Prelim findings on comparing SVR, NN, and GPR

Comparison of Three Methods

From the findings of my last post, I decided to both log the intensity and the output energies. I used the following hyper-parameters for each model

  • NN (3x64x16x3): Epochs = 35, learning rate = 1e-3 , batch size = 32
  • GPR: tolerance = 1e-4, learning rate = 1e-1
  • SVR(RBF): C = 1, epsilon = 0.1, tolerance = 1e-4

Time Comparison

First, I plotted the amount of time it would take to train a model as a function of time

image We can see that the neural network takes much longer than the GPR which in turn takes much longer than the SVR. One caveat is that the SVR and GP was only running for Max Energy and not Total/Average Energy. This would effectively triple their compute times. I am working on solving for all three energies for GPR and SVR to make a better comparison.
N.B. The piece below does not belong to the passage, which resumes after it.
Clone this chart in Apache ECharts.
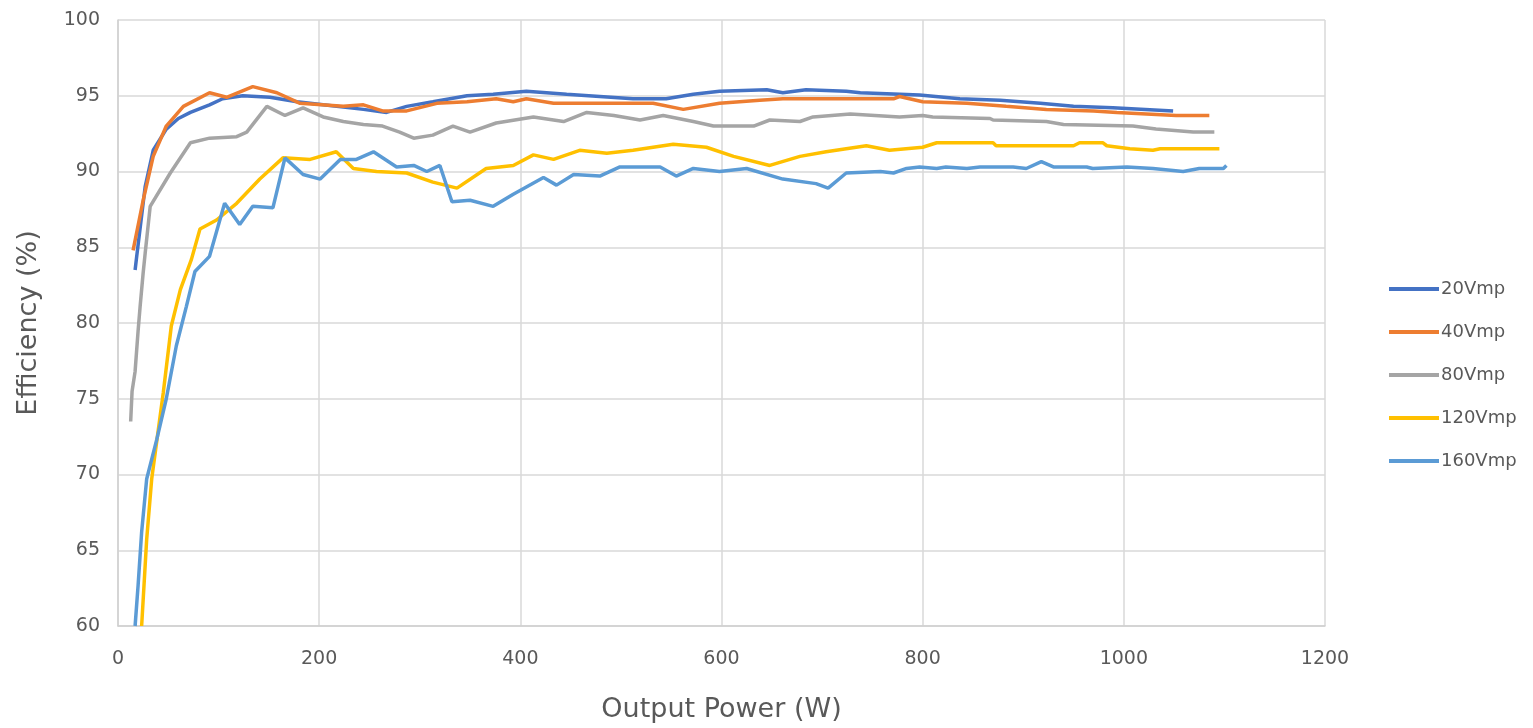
<!DOCTYPE html>
<html><head><meta charset="utf-8">
<script src="https://cdn.jsdelivr.net/npm/echarts@6/dist/echarts.min.js"></script>
<style>html,body{margin:0;padding:0;background:#fff}#c{width:1533px;height:728px}</style>
</head><body><div id="c"></div>
<script>
const seriesNames = ['20Vmp','40Vmp','80Vmp','120Vmp','160Vmp'];
const xTicks = [0,200,400,600,800,1000,1200];
const yTicks = [60,65,70,75,80,85,90,95,100];
const s20 = [[17,83.5],[18.6,84.4],[27,89],[35,91.4],[48,92.8],[60,93.5],[72,93.9],[91,94.4],[104,94.8],[124,95.0],[151,94.9],[178,94.6],[204,94.4],[244,94.1],[267,93.9],[287,94.3],[313,94.6],[347,95.0],[373,95.1],[406,95.3],[446,95.1],[479,94.95],[512,94.8],[545,94.8],[572,95.1],[598,95.3],[645,95.4],[661,95.2],[684,95.4],[724,95.3],[738,95.2],[797,95.05],[837,94.8],[877,94.7],[917,94.5],[950,94.3],[989,94.2],[1049,94.0]];
const s40 = [[15,84.8],[25,88.1],[35,91.0],[48,93.0],[65,94.3],[91,95.2],[108,94.9],[134,95.6],[158,95.2],[181,94.5],[224,94.3],[244,94.4],[263,94.0],[287,94.0],[317,94.5],[347,94.6],[376,94.8],[393,94.6],[406,94.8],[433,94.5],[479,94.5],[532,94.5],[562,94.1],[598,94.5],[638,94.7],[661,94.8],[724,94.8],[771,94.8],[777,94.95],[800,94.6],[844,94.5],[883,94.3],[923,94.1],[970,94.0],[993,93.9],[1052,93.7],[1085,93.7]];
const s80 = [[12.6,73.5],[14,75.5],[17,76.8],[20,79.5],[22,81.1],[25,83.3],[27,84.6],[32,87.7],[52,89.9],[72,91.9],[91,92.2],[118,92.3],[128,92.6],[148,94.3],[166,93.7],[184,94.2],[204,93.6],[224,93.3],[244,93.1],[263,93.0],[280,92.6],[294,92.2],[313,92.4],[333,93.0],[350,92.6],[376,93.2],[413,93.6],[443,93.3],[466,93.9],[493,93.7],[519,93.4],[542,93.7],[572,93.3],[592,93.0],[632,93.0],[648,93.4],[678,93.3],[691,93.6],[728,93.8],[777,93.6],[800,93.7],[810,93.6],[867,93.5],[870,93.4],[923,93.3],[940,93.1],[1009,93.0],[1032,92.8],[1069,92.6],[1090,92.6]];
const s120 = [[23.5,60],[28.5,65.7],[33.5,69.7],[45,75.4],[53,79.8],[62,82.2],[73,84.2],[81.5,86.2],[98,86.8],[118,87.9],[141,89.5],[164,90.9],[191,90.8],[217,91.3],[234,90.2],[257,90.0],[287,89.9],[313,89.3],[337,88.9],[366,90.2],[393,90.4],[413,91.1],[433,90.8],[459,91.4],[486,91.2],[512,91.4],[552,91.8],[585,91.6],[612,91.0],[648,90.4],[678,91.0],[704,91.3],[744,91.7],[767,91.4],[800,91.6],[814,91.9],[870,91.9],[873,91.7],[950,91.7],[956,91.9],[979,91.9],[983,91.7],[1006,91.5],[1029,91.4],[1036,91.5],[1095,91.5]];
const s160 = [[17,60],[20,62.7],[23.5,66.2],[28.5,69.7],[38.5,72.3],[48,75.0],[58,78.5],[68,81.1],[76.5,83.4],[91,84.4],[106,87.9],[121,86.5],[134,87.7],[154,87.6],[166,90.9],[184,89.8],[201,89.5],[221,90.8],[237,90.8],[254,91.3],[277,90.3],[294,90.4],[307,90.0],[320,90.4],[332,88.0],[350,88.1],[373,87.7],[393,88.5],[423,89.6],[436,89.1],[453,89.8],[479,89.7],[499,90.3],[539,90.3],[555,89.7],[572,90.2],[598,90.0],[625,90.2],[661,89.5],[694,89.2],[706,88.9],[724,89.9],[758,90.0],[771,89.9],[784,90.2],[797,90.3],[814,90.2],[823,90.3],[844,90.2],[857,90.3],[890,90.3],[903,90.2],[918,90.65],[930,90.3],[963,90.3],[969,90.2],[1003,90.3],[1029,90.2],[1059,90.0],[1075,90.2],[1099,90.2],[1102,90.4]];
const allData = [s20,s40,s80,s120,s160];
const colors = ['#4472C4','#ED7D31','#A5A5A5','#FFC000','#5B9BD5'];
const FONT = '"DejaVu Sans", sans-serif';
const chart = echarts.init(document.getElementById('c'));
chart.setOption({
  animation:false,
  color:colors,
  grid:{left:118,right:208,top:20,bottom:101,containLabel:false},
  legend:{orient:'vertical',left:1384,top:275,itemWidth:50,itemHeight:4,itemGap:25,icon:'rect',
    textStyle:{fontFamily:FONT,fontSize:18,color:'#595959',padding:[0,0,0,-3]},
    data:seriesNames},
  xAxis:{type:'value',min:xTicks[0],max:xTicks[xTicks.length-1],interval:200,
    name:'Output Power (W)',nameLocation:'middle',nameGap:70,
    nameTextStyle:{fontFamily:FONT,fontSize:27,color:'#595959'},
    axisLine:{show:true,lineStyle:{color:'#d0d0d0',width:1.5}},axisTick:{show:false},
    axisLabel:{fontFamily:FONT,fontSize:19,color:'#595959',margin:24,formatter:v=>String(v)},
    splitLine:{show:true,lineStyle:{color:'#d9d9d9',width:1.5}}},
  yAxis:{type:'value',min:yTicks[0],max:yTicks[yTicks.length-1],interval:5,
    name:'Efficiency (%)',nameLocation:'middle',nameGap:76,nameRotate:90,
    nameTextStyle:{fontFamily:FONT,fontSize:27,color:'#595959'},
    axisLine:{show:true,lineStyle:{color:'#d0d0d0',width:1.5}},axisTick:{show:false},
    axisLabel:{fontFamily:FONT,fontSize:19,color:'#595959',margin:18},
    splitLine:{show:true,lineStyle:{color:'#d9d9d9',width:1.5}}},
  series: seriesNames.map((n,i)=>({name:n,type:'line',data:allData[i],showSymbol:false,symbol:'none',
    lineStyle:{width:3.5,color:colors[i]},itemStyle:{color:colors[i]},clip:true}))
});
</script></body></html>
Error as a function of Noise Level

Interestingly enough, all three methods seem to work well for Noise levels of 10\% or greater

image However, for noise levels of 5\% or less, we see the SVR perform poorly (for the 21000 point dataset). Interestingly enough, its only at this 21000 model and not most of the others

image And if we look at when there is no noise at all, we still get errors for both SVR and GP

image The SVR seems to converge around 5\%. Maybe this is some tolerance or epsilon value that I need to adjust. But the GPR is less clear. I need to find a way to make these regressions work better.

Things to Do

  • Increase size of testing data to some fixed value, see if that mitigates issues with a low number of testing points
  • Train Average and Total Proton Energy with GPR and SVR
  • Fix Issues with 0 and 5 percent for SVR and GPR. Model needs to work on noiseless data, otherwise its useless
  • Look into ways to measure noise
  • Get Average GPU Usage Metrics and Compare
  • Change seed to see how mape(exact, noisy) compares for a small training data set size: why is it underestimated initially
  • Re-run sims for low number of training points and fine tune exactly how many points are needed to train.